By now we have all heard how Yahoo uses Hadoop to optimize the user experience by ad and content targeting. We know that Hadoop is well suited for analysis or processing that can be distributed in a parallel fashion on multiple nodes. We know it’s great for managing big data. And we also know that Hadoop is ill-suited for transactional use cases since it lacks ACID support. But beyond the initial use of Hadoop by Yahoo, Google and other big web properties, how is Hadoop being used? How are you using Hadoop?
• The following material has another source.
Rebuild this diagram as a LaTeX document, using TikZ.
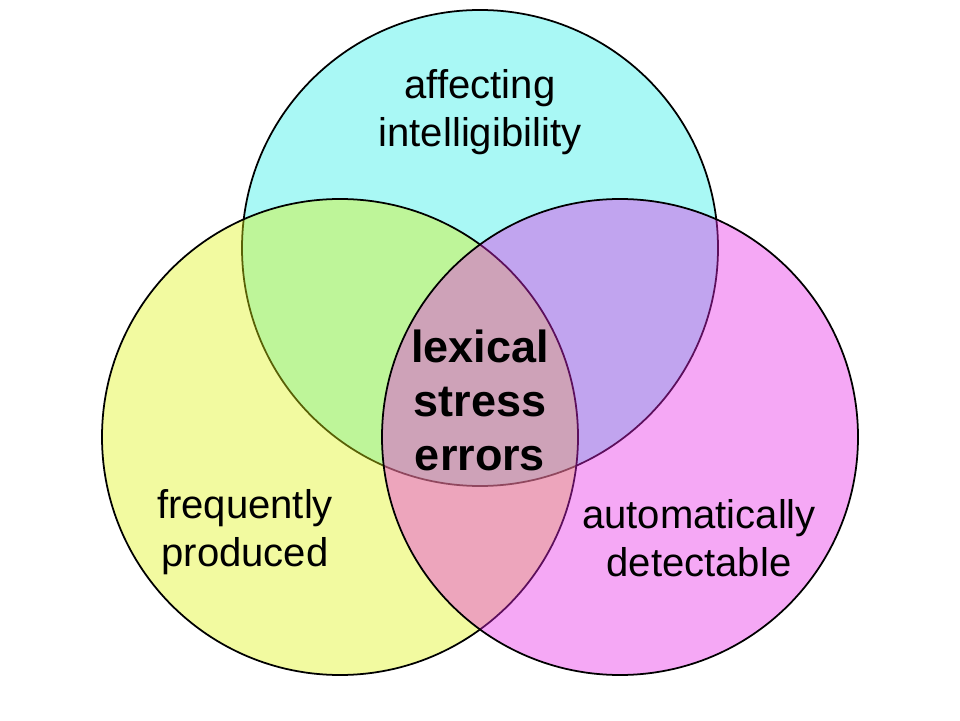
\documentclass[tikz,border=0pt]{standalone}
\usepackage{fontspec}
\setmainfont{Liberation Sans}
\definecolor{setcyan}{HTML}{28EEE6}
\definecolor{setyellow}{HTML}{DEF211}
\definecolor{setmagenta}{HTML}{E626E6}
\tikzset{
  setlabel/.style={align=center, font=\fontsize{22.8}{27.3}\selectfont},
  corelabel/.style={align=center, font=\fontsize{25.6}{30.7}\selectfont\bfseries},
}
\begin{document}
\begin{tikzpicture}
\useasboundingbox (0,0) rectangle (19.2,14.4);
\def\ring{circle [radius=4.76]}
\filldraw[fill=setcyan, fill opacity=0.4, line width=1pt] (9.6,9.44) \ring;
\filldraw[fill=setyellow, fill opacity=0.4, line width=1pt] (6.8,5.66) \ring;
\filldraw[fill=setmagenta, fill opacity=0.4, line width=1pt] (12.4,5.66) \ring;
\node[setlabel] (affect) at (9.6,12.16) {affecting\\intelligibility};
\node[setlabel] (freq) at (4.9,3.76) {frequently\\produced};
\node[setlabel] (detect) at (13.98,3.64) {automatically\\detectable};
\node[corelabel] (core) at (9.6,6.4) {lexical\\stress\\errors};
\end{tikzpicture}
\end{document}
Given that Hadoop is relatively new to many organizations, it’s important to look at how the early adopters are utilizing Hadoop. Although it is still early stages for Hadoop, and many related projects are gaining traction that may expand the usage of Hadoop, there are usage patterns that are starting to emerge. Let’s take a look at these use cases from 2 overlapping perspectives, technical and business:
Staging area for Data warehouse / analytics – Using Hadoop as a vehicle to load data into a traditional data warehouse for data mining, OLAP, reporting, etc., and for loading data into an analytical store for advanced analytics. Organizations can dump large amounts of data into a Hadoop cluster, leverage SQL-like querying using Hive to make sense out of the data, aggregate (depending on the use cases) and export the data or aggregate values into the warehouse or source used for analytics. With proper design of the ETL process, Map/Reduce can be used to bring the data preparation tasks to the data, ensuring optimal processing for large data volumes. At this point, other than customers that are just kicking tires, this is the predominant use case that we see.
Analytics Sandbox - Leverage Hadoop as a vehicle for ad-hoc analysis sandbox environment. This involves moving data temporarily into Hadoop from various sources, potentially even the EDW, and making it available to an analyst for open-ended, iterative analytics. This is often teamed with leveraging BI tools to do analysis based on structured information that resides in the EDW.
Unstructured / semi-structured content storage and analysis – Often related to the first use case, this use case uses Hadoop as a storage mechanism for capturing unstructured or semi-structured content and then using Map/Reduce to parse, tokenize, join with other data.
Total data analysis – Leverage parallelism to overcome bandwidth and coordination issues relating to processing billions of records – for example, supporting a process that involves searching for something, looking for patterns, etc. This approach also relates to running analytics on larger data samples, or total data samples, vs. using sampling to simulate a larger data population.
Commodity based Storage – leveraging commodity based hardware and Hadoop to store large amounts of data. Again, this relates to some of the previous use cases, and can involve the storage of transactional data, social media data, sensor data, scientific data, emails, etc.
For more on the technical side, check out David Loshin's blog post on The Data Roundtable.
Behavioral analysis – Analyzing the behavior of key business entities - customer churn, propensity to respond, etc.
Targeting marketing offers – Determine which marketing offers should be made to each relevant target - optimizing ad placement, optimize marketing offers, etc.
Analyzing marketing effectiveness – Analyze marketing efforts after the fact – marketing ROI, campaign effectiveness, etc.
Root cause analysis – Determine root cause of failure, issues, defects – investigate user sessions, network log analysis, machine sensor analysis, etc.
Sentiment Analysis – Analyze customer or prospect sentiment analysis based on – social media analysis, email analysis, etc.
Fraud Analysis – Detect fraudulent behavior – clickstream or web analysis, mining, etc.
Risk Mitigation – Analyze potential market trends, understand future possibilities to mitigate risk – financial position or total portfolio asset analysis, compliance, return on capital, etc.
There are other ways to analyze Hadoop usage. For example, are organizations looking at Hadoop as a replacement or augmentation strategy, what technologies are being used to process data - Map/Reduce, Hive, Pig, etc. , what sub-projects are being used to augment Hadoop - Zookeeper, Sqoop, Flume, Oozie, Avro, Mahoot, etc.
But these decisions should be driven by your major technical and business usage scenarios.